Ahmed Shafik, whose campaign has come under intense scrutiny for his former role as Mubarak’s last Prime Minister as well as for his military background, has announced his support for the pledge. His motivations in endorsing the document are obvious. Shafik’s ties to the former regime have become an even greater liability since the controversial acquittal of six Interior Ministry officials and relatively lenient 25-year sentence for Hosni Mubarak and former Interior Minister Habib al-Adly. Up against the Muslim Brotherhood’s formidable campaign apparatus, Shafik is desperate to ingratiate himself with the liberal, leftist and moderate Islamist voters that he so desperately needs to stand a chance against the Freedom and Justice Party’s candidate Mohamed Morsi.
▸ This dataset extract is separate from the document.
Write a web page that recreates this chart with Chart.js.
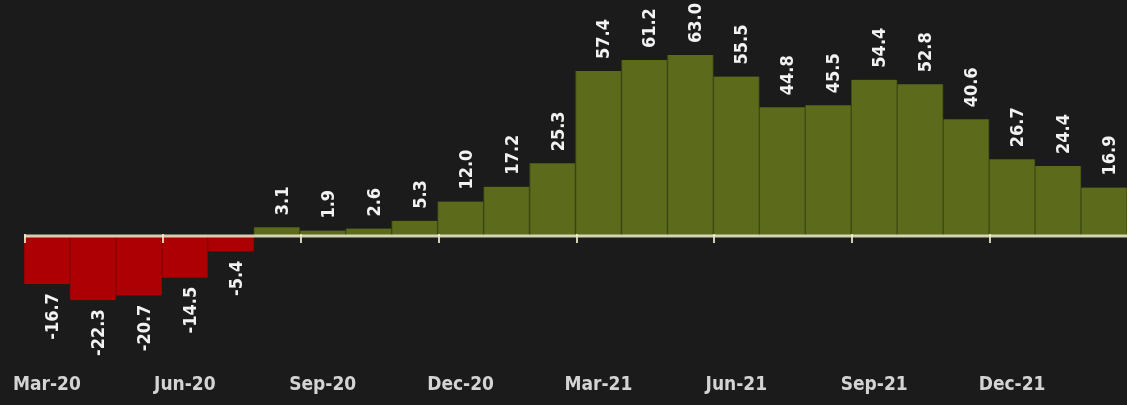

Shafik is also hoping to win the coveted endorsement of leftist candidate Hamdeen Sabbahi, who made a respectable third-place showing in the first round with a respectable 22 percent, a voting bloc that could make or break Shafik’s presidential bid.  

Meanwhile, Mohamed Morsi’s reaction to the proposed pledge has been standoffish at best, and he has yet to announce his official position on the document.Although Morsi barely squeaked into the run-off round of the election with 24.8 percent of the vote (slightly ahead of Shafik’s 23.66 percent and only a few points higher than the third-place candidate, Hamdeen Sabbahi), Morsi is confident that the Brotherhood’s massive voter mobilization apparatus will guarantee his victory in the second round. Morsi’s campaign has attempted to set up a dichotomy representing Morsi as the candidate of the revolution and Shafik as a stooge of the former regime. In a recent interview, Morsi was confident that liberals will not be able to stomach a vote for Ahmed Shafik. “If they don’t support the candidate of the revolution and don’t support the march to stability and true freedom … who will they support?” he asked. The question, however, is whether liberals and non-Islamists will vote at all. Prominent liberals including the novelist Alaa al-Aswany and have joined Twitter activists in calling for a nationwide boycott.

Morsi is apparently confident that he has sufficient support to win the election without making unnecessary concessions that could weaken the Freedom and Justice Party’s position later. Senior party leaders including the FJP’s first-choice and now disqualified candidate, Khairat al-Shater, have reportedly urged Morsi to refrain from making promises to secular and liberal forces that might hinder the FJP’s agenda in the future. Morsi is reportedly considering a proposal to form a “presidential council” including himself, the leftist Hamdeen Sabbahi and the moderate Islamist Abdel Moneim Aboul Fotouh, but earlier reports claimed that he had stormed out of a meeting to discuss the idea, which he dismissed as unconstitutional. Given Morsi’s strong position heading into the second round, it is unlikely that he is giving serious consideration to the idea of voluntarily sharing executive power with two candidates who lost in the first round, one of whom – Aboul Fotouh – was expelled from the Brotherhood itself last year and certainly did nothing to smooth over relations with the FJP by competing directly with Morsi for the Islamist vote.

It is more likely that Morsi is superficially entertaining the idea in an effort to appease non-Islamists who fear that Morsi’s victory would set Egypt on an illiberal trajectory. At the end of the day, Morsi views revolutionary and liberal candidates as sore losers who missed their chance at power in the first round of the election. Morsi does not need the votes of non-Islamists badly enough to make real concessions, but will likely offer symbolic gestures of good will and commitment to protecting the rights of women and minorities. On June 5, Morsi stated that his Cabinet will include women and called for the new constitution to protect their rights.  He has also vowed that Christians “will have full rights that are equal to those enjoyed by Muslims.” But these assurances are more rhetorical than concrete, and Morsi seems to be gambling on the assumption that he does not need very many non-Islamist votes to win, and token concessions are enough to guarantee that critical mass of support.

Salem Mostafa Kamel is an Egyptian attorney based in Cairo.